Partition means that we would be surrendering a piece of our homeland to Turkey.
Partition means that we will have a border with Turkey within our very own homeland.
Partition means that we will be living in our own country next to a formation that will be arming itself and colonising the occupied areas uncontrollably.
We will be coexisting with a permanent and lasting threat that will be stemming from the dangers arising, not just from our Exclusive Economic Zone.
We must have no doubt that the exploitation of hydrocarbons without a solution to the Cyprus problem will be a very difficult matter. Besides this, Turkey will try to provoke tensions with incalculable negative consequences for our country and people.
AKEL will never compromise with such a catastrophic development for our country. We will insist on the agreed framework for the solution of the Cyprus problem. We will be at the forefront of rapprochement and the mobilization of our people, forging a broad front for reunification and peace.
Greek Cypriots and Turkish Cypriots will only be able to count on the future if it is ensured that they will live this future together, as part of a solution that will end the occupation and colonisation.

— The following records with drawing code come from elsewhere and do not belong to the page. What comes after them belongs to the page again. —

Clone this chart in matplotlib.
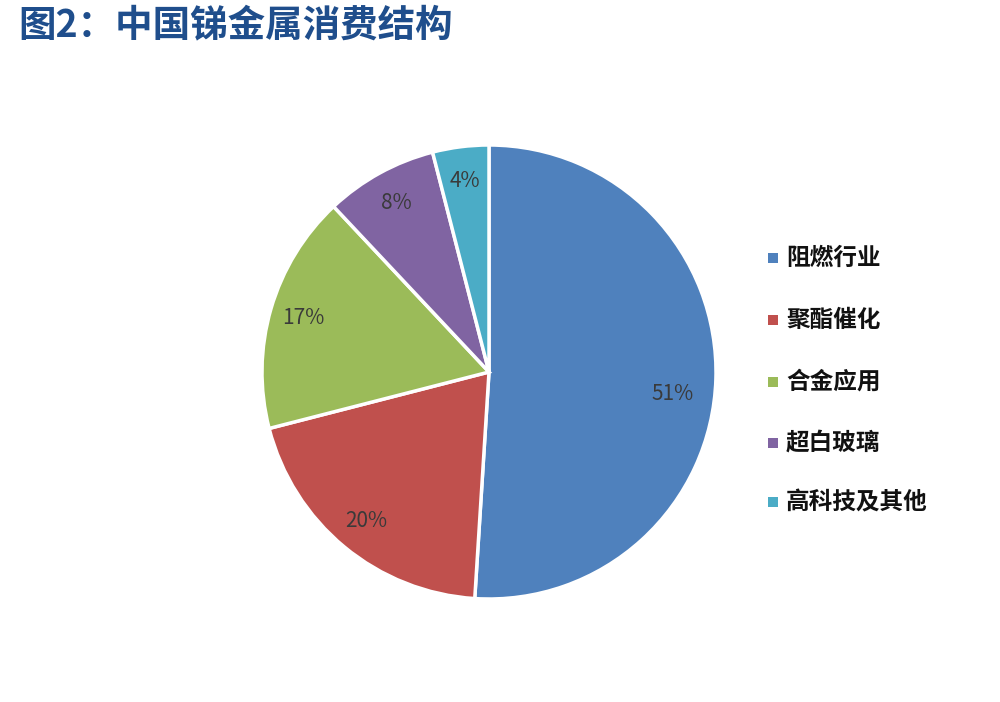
import matplotlib
matplotlib.use("Agg")
import matplotlib.pyplot as plt
from matplotlib.patches import Rectangle

plt.rcParams['font.family'] = ['Noto Sans CJK SC', 'DejaVu Sans']

categories = ['阻燃行业', '聚酯催化', '合金应用', '超白玻璃', '高科技及其他']
values = [51, 20, 17, 8, 4]
colors = ['#4f81bd', '#c0504d', '#9bbb59', '#8064a2', '#4bacc6']
title = '图2：中国锑金属消费结构'

W, H = 1000, 702
fig = plt.figure(figsize=(W/100, H/100), dpi=100)
fig.patch.set_facecolor('white')

cx, cy, r = 489, 372, 227
ax = fig.add_axes([(cx - r)/W, 1 - (cy + r)/H, 2*r/W, 2*r/H])
wedges, texts, autotexts = ax.pie(
    values, colors=colors, startangle=90, counterclock=False,
    autopct=lambda p: f'{p:.0f}%', pctdistance=0.85,
    wedgeprops=dict(edgecolor='white', linewidth=2.5),
    textprops=dict(fontsize=15, color='#3a3a3a', fontweight='medium'))
ax.set_xlim(-1, 1)
ax.set_ylim(-1, 1)
ax.set_aspect('equal')
# shift the 51% label as in the reference
x0, y0 = autotexts[0].get_position()
autotexts[0].set_position((x0 - 0.04, y0 - 0.07))

fig.text(18/W, 1 - 25/H, title, fontsize=27, fontweight='bold', color='#1f4e8c',
         ha='left', va='center')

leg_y = [258, 320, 382, 443, 502]
for lab, col, y in zip(categories, colors, leg_y):
    fig.patches.append(Rectangle(((768)/W, 1 - (y + 5)/H), 10/W, 10/H,
                                 transform=fig.transFigure, facecolor=col, edgecolor='none'))
    fig.text(786/W, 1 - y/H, lab, fontsize=17, fontweight='bold', color='#111111',
             ha='left', va='center')

fig.savefig('out.png', dpi=100)
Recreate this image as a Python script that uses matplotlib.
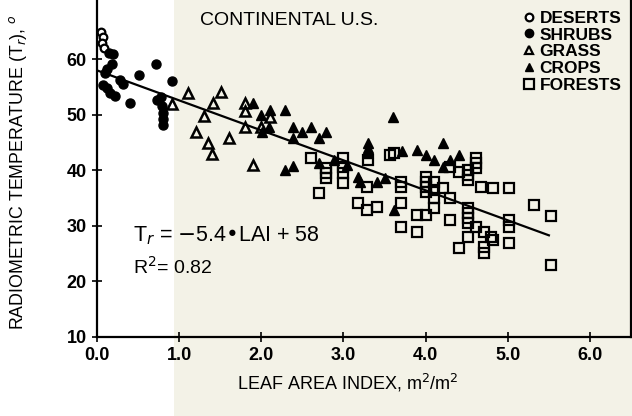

A solution that will restore the sovereignty, independence, territorial integrity and unity of the Republic of Cyprus.
A solution that will be based on the United Nations resolutions, High-Level Agreements, International and European Law.
A solution that will demilitarize Cyprus and exclude any guarantees or intervention rights in our country’s internal affairs by foreign powers.
A solution that will reunite the land, the people, the institutions and the economy within the framework of a bicommunal, bizonal federation with political equality as described in the United Nations.
A solution that will lead to one state, a continuation of the Republic of Cyprus.
We have struggles to wage ahead of us. We are living in a turbulent era; an era that is trying to deny us perhaps the most precious thing of all – hope. However, we cannot and must not permit that to happen. We must keep the hope for tomorrow, for the future of our children, alive at all costs.
This is our duty to our generation, but also to those generations that will follow.
A large section of society believes that only AKEL can take on the burden of the vindication of Cyprus; that only AKEL can be the strong and serious pillar of resistance to the government’s anti-social policies; that only AKEL has the patriotism, consistency, seriousness and steadfastness that the critical and enormous problems facing our homeland demand. We must meet the expectations of this section of the people. We must overcome weaknesses and problems and respond to history’s need.
It is crucial for AKEL to emerge strong from the upcoming European elections and for the people to have a voice in the European Parliament, but also to send out a strong message to the Anastasiades-DISY Government.
For the people to give a powerful reply to them that their authoritarianism and arrogance will not pass; to tell them that we’ve had enough of austerity, meagre wages and high rents.
That we’ve had enough with their obsessions that are filling the pockets of the privileged few and emptying the pockets of many; enough of their cronyism and nepotism; enough of their interwoven interests and corruption; enough of the leveling of institutions.
We need to send out the message that enough is enough!
The alternative voice will be heard now: the voice of the many in Cyprus and in Europe.
So let’s move forward.
Let’s all work together, hard and selflessly so that our voice will be heard loudly in May.
For Cyprus.
For our people.
For a better life for us, our children and grandchildren.